Ce monopole, plus communément appelé « verrou de Bercy », constitue une dérogation grave et manifeste à notre État de droit et mine considérablement la portée de la lutte contre la fraude fiscale, qui devrait pourtant constituer l'une des priorités de l'action de l'État.
Le délit de fraude fiscale ne peut, à la différence d'autres délits dont notamment le délit de blanchiment de fraude fiscale, être poursuivi que sur plainte préalable de l'administration fiscale, celle-ci devant par ailleurs avoir obtenu un avis conforme de la commission des infractions fiscales (CIF).
Alors que le gouvernement se fixe comme objectif la bonne santé budgétaire de la Nation, il est bon de rappeler que la fraude fiscale représente un manque à gagner considérable estimé entre 60 et 80 milliards d'euros par an, soit près de 1600 euros par contribuable et par an. A titre de comparaison, le budget consacré par l'État à l'Education nationale pour l'année 2018 s'élevait à 50,6 milliards d'euros.
Mis en place en 1920, sous couvert de la « technicité » des dossiers à traiter, le verrou de Bercy se distingue comme une aberration juridique en plus d'être une atteinte au civisme fiscal de l'immense majorité de nos compatriotes.
Aberration juridique, puisque le verrou de Bercy place de facto le ministre du Budget au-dessus des lois, lui donnant le privilège de poursuivre de manière discrétionnaire tel ou tel supposé fraudeur et cela sans avoir à motiver l'absence ou l'existence de poursuites.
Pareil abus de pouvoir n'est pas sans entraîner des soupçons de partialité qui ont pu être illustrés lors de « l'affaire Cahuzac », situation ubuesque où le ministre du Budget, M. Cahuzac, était seul en droit d'engager des poursuites… contre le citoyen Cahuzac.

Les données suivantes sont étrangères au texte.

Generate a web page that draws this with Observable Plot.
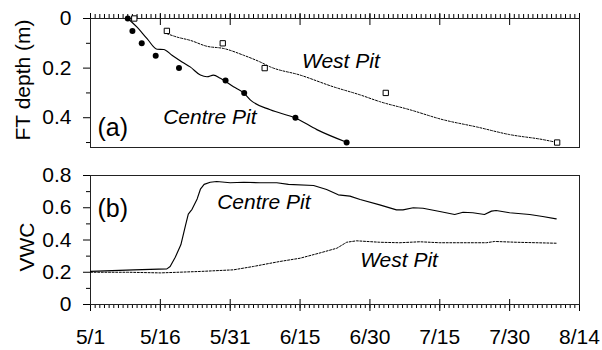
<!DOCTYPE html>
<html><head><meta charset="utf-8">
<script src="https://cdn.jsdelivr.net/npm/d3@7"></script>
<script src="https://cdn.jsdelivr.net/npm/@observablehq/plot@0.6"></script>
<style>
body{margin:0;background:#fff;}
#chart{width:602px;height:350px;font-family:"Liberation Sans",Arial,sans-serif;background:#fff;}
#chart svg{display:block;}
</style></head><body><div id="chart"></div>
<script>
// ---- x axis (dates, season 2000) ----
const xTickLabels = ["5/1","5/16","5/31","6/15","6/30","7/15","7/30","8/14"];

// ---- panel (a): frost-table depth (m); x given as days since 5/1 ----
const centreDotDay   = [8, 9, 11, 14, 19, 29, 33, 44, 55];
const centreDotDepth = [0, 0.05, 0.1, 0.15, 0.2, 0.25, 0.3, 0.4, 0.5];
const westSquareDay   = [9.4, 16.4, 28.4, 37.4, 63.4, 100.2];
const westSquareDepth = [0, 0.05, 0.1, 0.2, 0.3, 0.5];
const centreFtDay   = [8, 10.0, 12.15, 14.3, 15.7, 17.5, 19.65, 21.4, 23.6, 25.0, 26.4, 27.9, 30.7, 32.85, 34.3, 38.6, 44.0, 48.6, 55.0];
const centreFtDepth = [0, 0.035, 0.081, 0.124, 0.125, 0.148, 0.175, 0.195, 0.228, 0.235, 0.228, 0.241, 0.275, 0.299, 0.328, 0.368, 0.401, 0.448, 0.499];
const westFtDay   = [16.4, 18.6, 21.4, 25.0, 28.6, 32.85, 36.4, 38.6, 45.0, 52.1, 57.9, 62.1, 68.6, 75.7, 82.9, 90.0, 97.1, 100.0];
const westFtDepth = [0.061, 0.075, 0.088, 0.112, 0.121, 0.148, 0.175, 0.195, 0.228, 0.275, 0.308, 0.335, 0.368, 0.408, 0.437, 0.468, 0.488, 0.499];
const yTicksA = [0, 0.2, 0.4];
const yTickLabelsA = ["0", "0.2", "0.4"];
const yMinorA = [0.1, 0.3, 0.5];

// ---- panel (b): volumetric water content ----
const centreVwcDay = [0, 9.3, 16.4, 17.1, 18.2, 19.4, 20.4, 21.0, 21.8, 22.9, 23.6, 24.4, 25.7, 27.1, 30.0, 32.9, 36.4, 40.0, 42.5, 47.9, 50.7, 53.2, 55.7, 57.9, 62.1, 65.7, 67.1, 69.3, 71.4, 75.0, 78.2, 80.0, 82.1, 84.6, 86.1, 87.1, 90.0, 94.3, 97.1, 100.0];
const centreVwc    = [0.205, 0.215, 0.221, 0.236, 0.293, 0.37, 0.49, 0.56, 0.59, 0.655, 0.715, 0.745, 0.758, 0.763, 0.755, 0.758, 0.755, 0.755, 0.745, 0.738, 0.713, 0.68, 0.672, 0.651, 0.618, 0.587, 0.587, 0.6, 0.597, 0.577, 0.558, 0.572, 0.569, 0.558, 0.579, 0.583, 0.569, 0.558, 0.546, 0.531];
const westVwcDay = [0, 8, 15, 23.6, 30.7, 35, 37.9, 40.7, 45, 49.3, 52.9, 55, 57.1, 62.1, 66.4, 70.7, 75, 80, 85, 86.8, 91.4, 100];
const westVwc    = [0.2, 0.2, 0.196, 0.205, 0.215, 0.236, 0.252, 0.267, 0.287, 0.32, 0.349, 0.386, 0.395, 0.386, 0.383, 0.389, 0.383, 0.383, 0.383, 0.391, 0.386, 0.38];
const yTicksB = [0, 0.2, 0.4, 0.6, 0.8];
const yTickLabelsB = ["0", "0.2", "0.4", "0.6", "0.8"];
const yMinorB = [0.1, 0.3, 0.5, 0.7];

// ---- helpers ----
const t0 = Date.UTC(2000, 4, 1);
const toDate = d => new Date(t0 + d * 864e5);
const parseMD = s => { const [m, d] = s.split("/").map(Number); return new Date(Date.UTC(2000, m - 1, d)); };
const xTickDates = xTickLabels.map(parseMD);
const xLabelMap = new Map(xTickDates.map((d, i) => [+d, xTickLabels[i]]));
const xDomain = [xTickDates[0], xTickDates[xTickDates.length - 1]];
const minorX = d3.utcDay.range(xDomain[0], new Date(+xDomain[1] + 864e5));
const zip = (xs, ys) => xs.map((x, i) => ({x: toDate(x), y: ys[i]}));
const mapOf = (vals, labs) => new Map(vals.map((v, i) => [v, labs[i]]));
const yLabA = mapOf(yTicksA, yTickLabelsA);
const yLabB = mapOf(yTicksB, yTickLabelsB);
const blank = () => "";
const font = "'Liberation Sans', Arial, Helvetica, sans-serif";
const FS = 21;
const style = {fontFamily: font, fontSize: FS + "px", color: "#000", background: "#fff", overflow: "visible"};

const plotA = Plot.plot({
  width: 602, height: 160,
  marginLeft: 90, marginRight: 23, marginTop: 18, marginBottom: 13,
  style,
  x: {type: "utc", domain: xDomain},
  y: {domain: [0, 0.52], reverse: true},
  marks: [
    Plot.axisX(minorX, {anchor: "top", tickSize: 5, tickFormat: blank, label: null}),
    Plot.axisX(xTickDates, {anchor: "top", tickSize: 12, dy: 6, tickFormat: blank, label: null}),
    Plot.axisY(yMinorA, {anchor: "left", tickSize: 4, tickFormat: blank, label: null}),
    Plot.axisY(yTicksA, {anchor: "left", tickSize: 7, tickPadding: 12, tickFormat: d => yLabA.get(d), label: null}),
    Plot.frame({stroke: "#222"}),
    Plot.line(zip(westFtDay, westFtDepth), {x: "x", y: "y", stroke: "#000", strokeWidth: 1, strokeDasharray: "2,1.6", curve: "monotone-x"}),
    Plot.line(zip(centreFtDay, centreFtDepth), {x: "x", y: "y", stroke: "#000", strokeWidth: 1.15, curve: "monotone-x"}),
    Plot.dot(zip(centreDotDay, centreDotDepth), {x: "x", y: "y", r: 3, fill: "#000", stroke: "none"}),
    Plot.dot(zip(westSquareDay, westSquareDepth), {x: "x", y: "y", r: 3, symbol: "square", fill: "#fff", stroke: "#000", strokeWidth: 1}),
    Plot.text(["FT depth (m)"], {frameAnchor: "left", textAnchor: "middle", rotate: -90, dx: -67, dy: -3, fontSize: FS}),
    Plot.text(["(a)"], {frameAnchor: "bottom-left", dx: 7, dy: -12, fontSize: 25, textAnchor: "start"}),
    Plot.text([{t: "Centre Pit", x: toDate(15.6), y: 0.398}], {x: "x", y: "y", text: "t", textAnchor: "start", fontSize: FS, fontStyle: "italic"}),
    Plot.text([{t: "West Pit", x: toDate(45.4), y: 0.174}], {x: "x", y: "y", text: "t", textAnchor: "start", fontSize: FS, fontStyle: "italic"})
  ]
});

const plotB = Plot.plot({
  width: 602, height: 190,
  marginLeft: 90, marginRight: 23, marginTop: 15, marginBottom: 46,
  style,
  x: {type: "utc", domain: xDomain},
  y: {domain: [0, 0.8]},
  marks: [
    Plot.axisX(minorX, {anchor: "bottom", tickSize: 4, tickFormat: blank, label: null}),
    Plot.axisX(xTickDates, {anchor: "bottom", tickSize: 12, dy: -5, tickFormat: blank, label: null}),
    Plot.axisX(xTickDates, {anchor: "bottom", tickSize: 0, tickPadding: 25, tickFormat: d => xLabelMap.get(+d), label: null}),
    Plot.axisY(yMinorB, {anchor: "left", tickSize: 4, tickFormat: blank, label: null}),
    Plot.axisY(yTicksB, {anchor: "left", tickSize: 7, tickPadding: 12, tickFormat: d => yLabB.get(d), label: null}),
    Plot.frame({stroke: "#222"}),
    Plot.line(zip(westVwcDay, westVwc), {x: "x", y: "y", stroke: "#000", strokeWidth: 1, strokeDasharray: "2,1.6"}),
    Plot.line(zip(centreVwcDay, centreVwc), {x: "x", y: "y", stroke: "#000", strokeWidth: 1.15}),
    Plot.text(["VWC"], {frameAnchor: "left", textAnchor: "middle", rotate: -90, dx: -63, dy: 7, fontSize: FS}),
    Plot.text(["(b)"], {frameAnchor: "top-left", dx: 7, dy: 24, fontSize: 25, textAnchor: "start"}),
    Plot.text([{t: "Centre Pit", x: toDate(27.2), y: 0.635}], {x: "x", y: "y", text: "t", textAnchor: "start", fontSize: FS, fontStyle: "italic"}),
    Plot.text([{t: "West Pit", x: toDate(57.9), y: 0.275}], {x: "x", y: "y", text: "t", textAnchor: "start", fontSize: FS, fontStyle: "italic"})
  ]
});

const chart = document.getElementById("chart");
chart.appendChild(plotA);
chart.appendChild(plotB);
</script></body></html>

Atteinte au civisme fiscal ensuite, puisque le caractère arbitraire de l'engagement des poursuites fragilise le consentement à l'impôt, en laissant planer un doute sur l'égalité de traitement des concitoyens devant une loi qui devrait être commune à tous, respectée par tous, sanctionnée de façon égale pour chacun.
Comme l'indique la Cour des comptes dans son référé rendu public du 13/10/2013 à propos du monopole de Bercy, cette « situation est aujourd'hui préjudiciable à l'efficacité de la lutte contre la fraude fiscale ».
La suppression du verrou de Bercy fait désormais l'objet d'un large consensus au sein de la représentation nationale, et laisser en état pareil archaïsme serait un signal désastreux quand à la détermination de l'État de lutter avec la dernière rigueur contre la fraude fiscale.